Given exercise
Select, from the data, each line where "this" occurs.

(Code that draws figures)
□ □ □ □ □
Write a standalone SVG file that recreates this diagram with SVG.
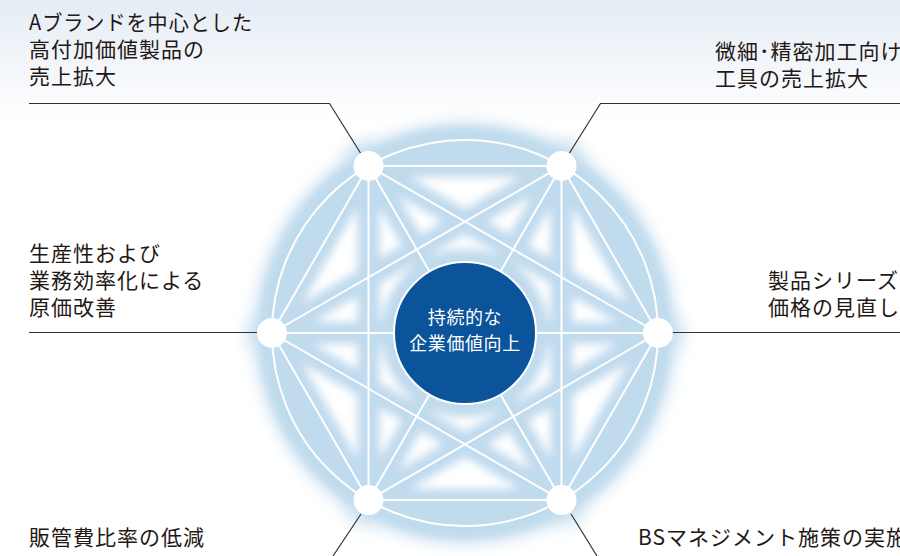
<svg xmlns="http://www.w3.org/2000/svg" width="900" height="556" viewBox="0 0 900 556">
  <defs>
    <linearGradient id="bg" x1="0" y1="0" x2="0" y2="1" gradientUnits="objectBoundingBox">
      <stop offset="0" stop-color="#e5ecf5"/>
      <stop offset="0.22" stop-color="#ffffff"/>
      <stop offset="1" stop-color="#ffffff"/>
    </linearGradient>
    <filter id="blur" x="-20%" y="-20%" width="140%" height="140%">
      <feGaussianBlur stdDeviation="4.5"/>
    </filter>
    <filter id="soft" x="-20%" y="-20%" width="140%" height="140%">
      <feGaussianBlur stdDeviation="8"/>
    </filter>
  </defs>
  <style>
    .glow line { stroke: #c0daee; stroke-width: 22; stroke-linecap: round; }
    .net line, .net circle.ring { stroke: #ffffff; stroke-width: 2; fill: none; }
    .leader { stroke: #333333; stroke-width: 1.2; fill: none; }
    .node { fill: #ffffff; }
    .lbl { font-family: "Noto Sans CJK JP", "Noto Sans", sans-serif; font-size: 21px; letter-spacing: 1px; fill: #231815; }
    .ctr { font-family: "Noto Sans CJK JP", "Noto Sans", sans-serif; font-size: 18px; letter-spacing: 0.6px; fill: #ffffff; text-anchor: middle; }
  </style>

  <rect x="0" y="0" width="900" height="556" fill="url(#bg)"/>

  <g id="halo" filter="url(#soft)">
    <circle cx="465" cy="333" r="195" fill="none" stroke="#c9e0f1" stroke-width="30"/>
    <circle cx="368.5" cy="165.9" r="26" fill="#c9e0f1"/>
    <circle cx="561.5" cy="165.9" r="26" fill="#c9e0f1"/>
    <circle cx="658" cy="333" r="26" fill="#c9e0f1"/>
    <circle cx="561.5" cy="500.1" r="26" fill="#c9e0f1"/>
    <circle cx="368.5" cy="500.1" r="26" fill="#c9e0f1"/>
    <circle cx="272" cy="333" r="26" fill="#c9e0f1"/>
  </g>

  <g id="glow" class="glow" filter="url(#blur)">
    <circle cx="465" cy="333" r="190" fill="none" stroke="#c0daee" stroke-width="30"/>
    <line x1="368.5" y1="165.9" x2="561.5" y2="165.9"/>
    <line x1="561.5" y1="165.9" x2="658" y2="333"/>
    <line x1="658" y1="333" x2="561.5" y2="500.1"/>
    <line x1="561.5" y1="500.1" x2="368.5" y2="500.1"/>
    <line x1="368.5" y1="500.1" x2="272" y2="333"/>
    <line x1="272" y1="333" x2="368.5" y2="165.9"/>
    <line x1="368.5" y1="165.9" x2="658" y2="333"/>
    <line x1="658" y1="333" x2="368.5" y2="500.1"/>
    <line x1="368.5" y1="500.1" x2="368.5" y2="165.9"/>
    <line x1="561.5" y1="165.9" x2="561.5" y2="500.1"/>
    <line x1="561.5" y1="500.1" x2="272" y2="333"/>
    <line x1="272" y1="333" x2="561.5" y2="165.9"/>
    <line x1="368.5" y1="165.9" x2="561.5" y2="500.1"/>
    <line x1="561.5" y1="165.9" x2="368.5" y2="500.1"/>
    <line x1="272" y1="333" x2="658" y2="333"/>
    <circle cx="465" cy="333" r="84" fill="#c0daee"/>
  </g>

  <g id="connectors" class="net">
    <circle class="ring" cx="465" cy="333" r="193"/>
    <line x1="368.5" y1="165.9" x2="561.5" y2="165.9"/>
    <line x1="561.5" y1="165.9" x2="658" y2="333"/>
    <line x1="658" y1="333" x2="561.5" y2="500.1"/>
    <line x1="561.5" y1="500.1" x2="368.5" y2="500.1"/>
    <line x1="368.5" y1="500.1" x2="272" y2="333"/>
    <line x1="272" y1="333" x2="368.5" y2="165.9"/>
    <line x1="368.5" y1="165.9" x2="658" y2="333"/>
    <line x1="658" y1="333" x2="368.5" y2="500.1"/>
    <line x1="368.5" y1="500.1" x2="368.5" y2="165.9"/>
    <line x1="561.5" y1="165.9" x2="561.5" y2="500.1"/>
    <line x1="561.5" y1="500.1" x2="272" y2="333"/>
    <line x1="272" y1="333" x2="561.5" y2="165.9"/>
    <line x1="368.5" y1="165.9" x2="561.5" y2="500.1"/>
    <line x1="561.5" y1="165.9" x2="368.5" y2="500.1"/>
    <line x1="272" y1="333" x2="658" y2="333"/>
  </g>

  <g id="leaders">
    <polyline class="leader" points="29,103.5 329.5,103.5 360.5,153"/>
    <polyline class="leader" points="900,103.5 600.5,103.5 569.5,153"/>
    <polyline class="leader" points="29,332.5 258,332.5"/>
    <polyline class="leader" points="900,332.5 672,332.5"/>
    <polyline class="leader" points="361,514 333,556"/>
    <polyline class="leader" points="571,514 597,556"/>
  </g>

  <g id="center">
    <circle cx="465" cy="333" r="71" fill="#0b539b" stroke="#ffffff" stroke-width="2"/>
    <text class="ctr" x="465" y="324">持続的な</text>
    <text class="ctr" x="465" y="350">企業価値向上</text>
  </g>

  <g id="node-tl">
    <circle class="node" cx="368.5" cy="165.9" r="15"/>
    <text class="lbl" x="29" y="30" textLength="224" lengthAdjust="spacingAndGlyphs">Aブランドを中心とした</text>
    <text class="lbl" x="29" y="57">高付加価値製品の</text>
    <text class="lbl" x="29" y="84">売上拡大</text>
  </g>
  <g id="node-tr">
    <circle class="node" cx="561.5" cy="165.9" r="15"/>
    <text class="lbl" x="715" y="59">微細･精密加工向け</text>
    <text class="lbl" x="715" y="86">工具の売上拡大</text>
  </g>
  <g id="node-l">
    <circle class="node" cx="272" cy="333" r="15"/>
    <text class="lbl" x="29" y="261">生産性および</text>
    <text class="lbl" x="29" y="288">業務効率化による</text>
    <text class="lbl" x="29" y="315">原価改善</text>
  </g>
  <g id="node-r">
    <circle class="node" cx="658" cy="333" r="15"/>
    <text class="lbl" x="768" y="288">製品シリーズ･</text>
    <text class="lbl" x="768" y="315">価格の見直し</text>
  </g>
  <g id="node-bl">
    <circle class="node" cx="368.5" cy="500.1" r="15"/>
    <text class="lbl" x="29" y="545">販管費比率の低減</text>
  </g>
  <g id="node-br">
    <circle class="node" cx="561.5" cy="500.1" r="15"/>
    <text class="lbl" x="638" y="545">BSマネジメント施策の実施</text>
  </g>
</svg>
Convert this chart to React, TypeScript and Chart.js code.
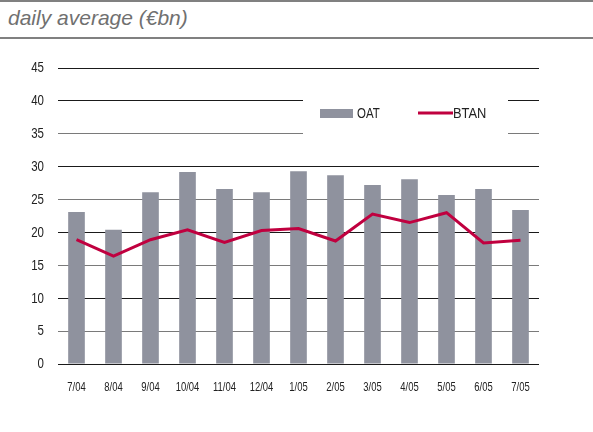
□ □ □ □ □
The result
Write a standalone SVG file that recreates this diagram with SVG.
Convert this chart to React, TypeScript and Chart.js code.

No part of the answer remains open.